Must a Smooth Section Over a Mobius Strip Take Value Zero at Some Point?

[cianfa72]

TL;DR Summary

About smooth sections over the Mobius strip

As discussed in a recent thread, I'd ask whether any smooth section over a Mobius strip must necessarily take value zero on some point over the base space $\mathbb S^1$.

Edit: my doubt is that any closed curve going in circle two times around the strip is not actually a section at all.

Thanks.

 

[jbergman]

TL;DR Summary: About smooth sections over the Mobius strip

As discussed in a recent thread, I'd ask whether any smooth section over a Mobius strip must necessarily take value zero on some point over the base space $\mathbb S^1$.

Edit: my doubt is that any closed curve going in circle two times around the strip is not actually a section at all.

Thanks.

Remember the square quotienting opposite sides with a flip I described before.

Imagine you draw a line across the square starting at (0, 1). This line has to end at (1,0) to be continuous as those two points are identified. How can you draw a line from (0,1) to (1,0) without crossing the line y=1/2 (the zero line in this description)?

 

[cianfa72]

Imagine you draw a line across the square starting at (0, 1). This line has to end at (1,0) to be continuous as those two points are identified. How can you draw a line from (0,1) to (1,0) without crossing the line y=1/2 (the zero line in this description)?

Yes, to be continuous that line must cross the y=1/2 line necessarily.

Regarding a continuous line that goes around two times around the strip, I think it is not a section since, by definition, a section $\sigma$ is a continuous map from the base space $\mathbb B$ into the bundle $\mathbb E$ (i.e. every point in the base space has exactly one image under $\sigma$).

 

[jbergman]

Yes, to be continuous that line must cross the y=1/2 line necessarily.
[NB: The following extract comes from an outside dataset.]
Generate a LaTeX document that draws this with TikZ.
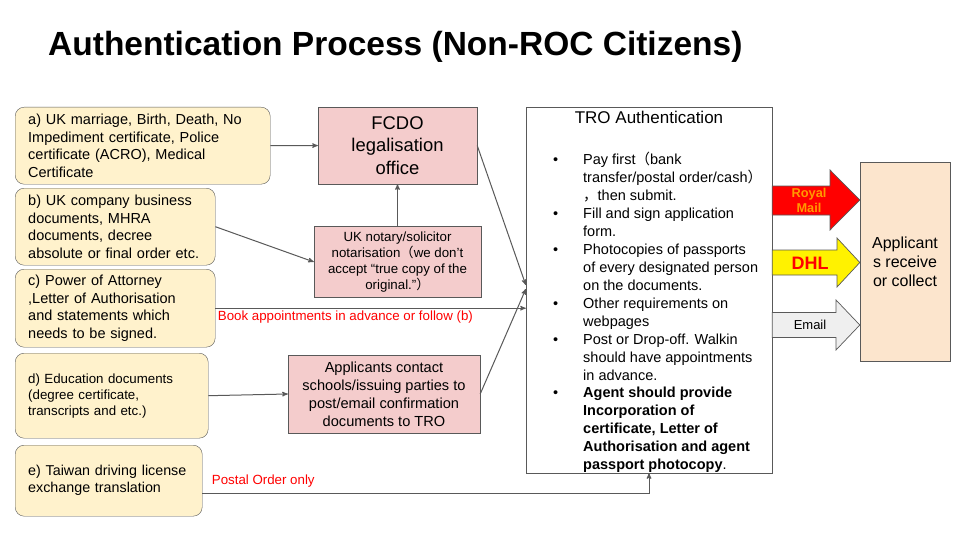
\documentclass[tikz,border=0pt]{standalone}
\usepackage{fontspec}
\setmainfont{Liberation Sans}
\newfontfamily\cjk{Noto Sans CJK SC}
\usetikzlibrary{arrows,positioning}

\definecolor{docyellow}{HTML}{FFF2CC}
\definecolor{officered}{HTML}{F4CCCC}
\definecolor{recvpeach}{HTML}{FCE5CD}
\definecolor{edgegray}{HTML}{595959}
\definecolor{mailorange}{HTML}{FF9900}
\definecolor{emailgray}{HTML}{EFEFEF}

\newcommand{\fs}[2]{\fontsize{#1}{#2}\selectfont}
\newcommand{\tbul}{\llap{\textbullet\hspace{25pt}}}

\begin{document}
\begin{tikzpicture}[x=1pt,y=-1pt,>=stealth',
		doc/.style={rectangle,rounded corners=9pt,draw=edgegray,fill=docyellow,
			anchor=north west,align=left,inner xsep=13pt,inner ysep=0pt},
		office/.style={rectangle,draw=edgegray,fill=officered,align=center,inner sep=2pt},
		note/.style={text=red,font=\fs{13.3}{16},inner sep=1pt},
		flow/.style={->,draw=edgegray,line width=1pt},
		carrier/.style={draw=edgegray,line width=0.7pt}]

		\path[use as bounding box,fill=white] (0,0) rectangle (960,540);

		\node[anchor=base west,inner sep=0pt,font=\bfseries\fs{33.5}{36}] (title) at (48,56)
			{Authentication Process (Non-ROC Citizens)};

		% documents on the left
		\node[doc,text width=229pt,minimum height=77pt,font=\fs{14.5}{17.7}] (a) at (15,107)
			{a) UK marriage, Birth, Death, No\\ Impediment certificate, Police\\ certificate (ACRO), Medical\\ Certificate};
		\node[doc,text width=174pt,minimum height=77pt,font=\fs{14.5}{17.7}] (b) at (15,188)
			{b) UK company business\\ documents, MHRA\\ documents, decree\\ absolute or final order etc.};
		\node[doc,text width=174pt,minimum height=78pt,font=\fs{14.5}{17.7}] (c) at (15,269)
			{c) Power of Attorney\\ ,Letter of Authorisation\\ and statements which\\ needs to be signed.};
		\node[doc,text width=167pt,minimum height=85pt,font=\fs{13.3}{16}] (d) at (15,353)
			{d) Education documents\\ (degree certificate,\\ transcripts and etc.)};
		\node[doc,text width=161pt,minimum height=71pt,font=\fs{14.3}{17}] (e) at (15,445)
			{e) Taiwan driving license\\ exchange translation};

		% offices
		\node[office,minimum width=159pt,minimum height=77pt,font=\fs{18.4}{22.5}] (fcdo) at (397.5,145.5)
			{FCDO\\ legalisation\\ office};
		\node[office,below=42pt of fcdo,minimum width=167pt,minimum height=71pt,font=\fs{13.3}{16}] (notary)
			{UK notary/solicitor\\ notarisation{\cjk （}we don’t\\ accept “true copy of the\\ original.”{\cjk ）}};
		\node[office,minimum width=192pt,minimum height=78pt,font=\fs{14.6}{18}] (contact) at (384,394)
			{Applicants contact\\ schools/issuing parties to\\ post/email confirmation\\ documents to TRO};

		% TRO
		\node[rectangle,draw=edgegray,fill=white,minimum width=246pt,minimum height=366pt] (tro) at (649,290) {};
		\node[anchor=base,inner sep=0pt,font=\fs{17}{20}] (trotitle) at ([yshift=-17pt]tro.north) {TRO Authentication};
		\node[anchor=north west,align=left,inner sep=0pt,font=\fs{14.5}{17.95}] (trolist) at (583,152)
			{\tbul Pay first{\cjk （}bank\\
			transfer/postal order/cash{\cjk ）}\\
			{\cjk ，}then submit.\\
			\tbul Fill and sign application\\
			form.\\
			\tbul Photocopies of passports\\
			of every designated person\\
			on the documents.\\
			\tbul Other requirements on\\
			webpages\\
			\tbul Post or Drop-off. Walkin\\
			should have appointments\\
			in advance.\\
			\tbul \textbf{Agent should provide}\\
			\textbf{Incorporation of}\\
			\textbf{certificate, Letter of}\\
			\textbf{Authorisation and agent}\\
			\textbf{passport photocopy}.};

		\node[rectangle,draw=edgegray,fill=recvpeach,minimum width=90pt,minimum height=199pt,
			align=center,font=\fs{16}{19}] (recv) at (905,261.5) {Applicant\\ s receive\\ or collect};

		% carriers
		\draw[carrier,fill=red] (tro.east |- 0,186) -- (830,186) -- (830,170) -- (recv.west |- 0,200)
			-- (830,230) -- (830,215) -- (tro.east |- 0,215) -- cycle;
		\node[align=center,text=mailorange,font=\bfseries\fs{12.8}{15}] (royal) at (809,200) {Royal\\ Mail};
		\draw[carrier,fill=yellow] (tro.east |- 0,250) -- (837,250) -- (837,238) -- (recv.west |- 0,262.5)
			-- (837,287) -- (837,275) -- (tro.east |- 0,275) -- cycle;
		\node[text=red,font=\bfseries\fs{18}{20}] (dhl) at (810,263) {DHL};
		\draw[carrier,fill=emailgray] (tro.east |- 0,312.5) -- (836,312.5) -- (836,300) -- (recv.west |- 0,325)
			-- (836,350) -- (836,337.5) -- (tro.east |- 0,337.5) -- cycle;
		\node[font=\fs{13}{15}] (email) at (810,325) {Email};

		% flows
		\draw[flow] (a) -- (fcdo);
		\draw[flow] (b.east) -- (notary.west);
		\draw[flow] (notary) -- (fcdo);
		\draw[flow] (fcdo.east) -- ([yshift=5pt]tro.west);
		\draw[flow] (c.east) -- (c.east -| tro.west)
			node[note,anchor=north west,pos=0,xshift=1pt,yshift=-1pt] (booknote) {Book appointments in advance or follow (b)};
		\draw[flow] (d.east) -- (contact.west);
		\draw[flow] (contact.east) -- ([yshift=1pt]tro.west);
		\draw[flow] ([yshift=-12.5pt]e.east) -| (tro.south)
			node[note,anchor=south west,pos=0,xshift=8pt,yshift=4.5pt] (postnote) {Postal Order only};
\end{tikzpicture}
\end{document}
Regarding a continuous line that goes around two times around the strip, I think it is not a section since, by definition, a section $\sigma$ is a continuous map from the base space $\mathbb B$ into the bundle $\mathbb E$ (i.e. every point in the base space has exactly one image under $\sigma$).

You are correct. But when we were talking about foliating the Mobius strip we are thinking about foliating the total space of the vector bundle or alternatively one can just define a smooth structure on the quotiented square directly and foliate that as I described.

 

[cianfa72]

But when we were talking about foliating the Mobius strip we are thinking about foliating the total space of the vector bundle or alternatively one can just define a smooth structure on the quotiented square directly and foliate that as I described.

I believe you're talking about different ways to look at the definition of Mobius strip's differential structure.

In the former one defines "intrinsecally" the Mobius strip as the quotiented square with two overlapped charts. In the latter, instead, one uses its embedding in $\mathbb R^3$.

Basically the above two definitions are actually equivalent.